Baby girl dies due to ”unacceptable” Caesarean section delay – inquest


A baby girl who died after her Caesarean section was delayed for three-and-a-half hours was the victim of ”unacceptable” neglect by NHS doctors, an inquest heard.

Tragic Natasha Knowles suffered severe brain damage as a result of the unnecessary delay and fell into a coma before dying aged just four days old.

The inquest heard that on the day she was born a decision was made with her parents Mark and Snezana to carry out a Caesarean section.

However, doctors failed to recategorise the operation from ”urgent” to ”emergency” and the three-and-a-half hour delay left Natasha’s brain starved of oxygen.

Recording a narrative verdict at an inquest held in Flax Bourton, Somerset, on Friday, deputy coroner Brian Whitehouse said there was a ”gross failure” by the NHS.

He said: ”The delay in performing the Caesarean section amounted to a gross failure to provide basic medical attention which significantly contributed to her death four days later.

”There’s overwhelming evidence that I’ve heard that this delay shouldn’t have occurred and that it was unacceptable.

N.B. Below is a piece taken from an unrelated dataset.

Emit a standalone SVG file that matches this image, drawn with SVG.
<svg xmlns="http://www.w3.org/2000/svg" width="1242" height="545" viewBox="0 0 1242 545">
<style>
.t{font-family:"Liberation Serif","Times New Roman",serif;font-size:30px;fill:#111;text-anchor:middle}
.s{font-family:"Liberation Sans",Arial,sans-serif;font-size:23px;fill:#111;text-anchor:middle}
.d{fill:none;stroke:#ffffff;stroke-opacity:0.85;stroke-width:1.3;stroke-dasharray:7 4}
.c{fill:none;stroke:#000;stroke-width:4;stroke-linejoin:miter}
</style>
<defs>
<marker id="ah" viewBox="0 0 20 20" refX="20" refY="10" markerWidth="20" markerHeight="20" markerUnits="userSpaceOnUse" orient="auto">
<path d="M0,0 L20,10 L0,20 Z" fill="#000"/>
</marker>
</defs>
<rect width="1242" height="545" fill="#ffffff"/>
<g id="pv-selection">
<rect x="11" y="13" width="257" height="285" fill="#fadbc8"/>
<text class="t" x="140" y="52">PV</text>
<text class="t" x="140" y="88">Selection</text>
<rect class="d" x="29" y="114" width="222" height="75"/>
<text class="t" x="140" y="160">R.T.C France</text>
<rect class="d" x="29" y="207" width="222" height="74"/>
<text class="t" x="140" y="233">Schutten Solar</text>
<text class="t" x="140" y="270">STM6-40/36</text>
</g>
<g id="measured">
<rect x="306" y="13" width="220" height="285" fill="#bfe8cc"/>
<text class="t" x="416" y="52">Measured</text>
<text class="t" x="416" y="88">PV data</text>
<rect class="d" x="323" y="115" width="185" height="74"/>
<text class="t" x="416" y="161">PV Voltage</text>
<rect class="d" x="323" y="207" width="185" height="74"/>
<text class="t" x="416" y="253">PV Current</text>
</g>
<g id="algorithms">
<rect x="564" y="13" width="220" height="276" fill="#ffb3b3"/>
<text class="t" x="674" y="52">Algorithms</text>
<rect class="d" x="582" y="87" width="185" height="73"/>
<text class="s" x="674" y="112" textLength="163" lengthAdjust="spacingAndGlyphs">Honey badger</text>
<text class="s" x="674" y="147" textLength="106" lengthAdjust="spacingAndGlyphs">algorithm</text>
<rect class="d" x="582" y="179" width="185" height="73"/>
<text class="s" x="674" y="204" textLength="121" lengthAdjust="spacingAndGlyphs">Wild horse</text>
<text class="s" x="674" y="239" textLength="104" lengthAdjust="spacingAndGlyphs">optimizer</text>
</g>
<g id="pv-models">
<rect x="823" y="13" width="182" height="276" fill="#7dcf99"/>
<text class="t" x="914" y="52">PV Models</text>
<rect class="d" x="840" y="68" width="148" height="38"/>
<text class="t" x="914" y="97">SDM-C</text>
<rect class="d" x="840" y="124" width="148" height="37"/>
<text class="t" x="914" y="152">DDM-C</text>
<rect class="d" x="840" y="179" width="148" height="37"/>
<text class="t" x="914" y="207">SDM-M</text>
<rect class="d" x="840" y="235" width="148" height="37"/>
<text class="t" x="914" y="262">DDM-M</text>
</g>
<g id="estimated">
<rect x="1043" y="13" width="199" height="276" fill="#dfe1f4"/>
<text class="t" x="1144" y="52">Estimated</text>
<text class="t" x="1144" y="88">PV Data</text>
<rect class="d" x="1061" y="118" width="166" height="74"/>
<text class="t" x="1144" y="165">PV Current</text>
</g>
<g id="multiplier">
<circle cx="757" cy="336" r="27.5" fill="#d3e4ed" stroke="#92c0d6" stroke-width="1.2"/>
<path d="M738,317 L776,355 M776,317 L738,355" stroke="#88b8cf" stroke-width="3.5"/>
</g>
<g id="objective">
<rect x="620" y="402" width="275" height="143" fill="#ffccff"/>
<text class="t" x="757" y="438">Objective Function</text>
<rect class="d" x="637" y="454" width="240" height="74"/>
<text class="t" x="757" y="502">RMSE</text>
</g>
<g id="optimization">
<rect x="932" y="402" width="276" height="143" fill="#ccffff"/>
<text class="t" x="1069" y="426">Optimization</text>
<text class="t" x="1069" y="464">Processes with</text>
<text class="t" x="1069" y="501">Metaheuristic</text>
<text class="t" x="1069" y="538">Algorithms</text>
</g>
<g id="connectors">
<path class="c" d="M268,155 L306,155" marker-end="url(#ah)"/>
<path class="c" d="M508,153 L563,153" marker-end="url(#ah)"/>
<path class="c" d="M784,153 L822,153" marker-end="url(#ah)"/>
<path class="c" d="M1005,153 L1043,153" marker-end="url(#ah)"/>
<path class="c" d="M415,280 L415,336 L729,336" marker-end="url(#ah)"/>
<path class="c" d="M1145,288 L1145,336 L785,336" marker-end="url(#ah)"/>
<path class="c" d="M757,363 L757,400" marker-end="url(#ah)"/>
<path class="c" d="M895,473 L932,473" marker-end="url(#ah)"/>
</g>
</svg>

”From the evidence I’m, somewhat reluctantly, persuaded that neglect did occur and that neglect significantly contributed to this little baby’s death.”

Natasha slipped into a coma and died at Southmead Hospital, Bristol, on February 11 2005 just four days after she was born.

A decision to carry out a Caesarean section was made at 11am on February 8 but the operation was not carried out until 2.23pm.

She was born not breathing and with no heartbeat because of the delay and fell into a coma.

Natasha’s parents made the difficult decision to turn off her life-support four days later.

Dr Chris Burton, medical director at North Bristol NHS Trust, offered his condolences and claimed ”lessons have been learned” from the tragedy.

He said: ”A full and thorough investigation was undertaken and as a result we made immediate and significant changes.

”Since Natasha’s death in 2005 the Trust has been continually improving practices and the lessons learnt from this tragic case have been incorporated in our training.”

Mark and Snezana declined to comment following the inquest.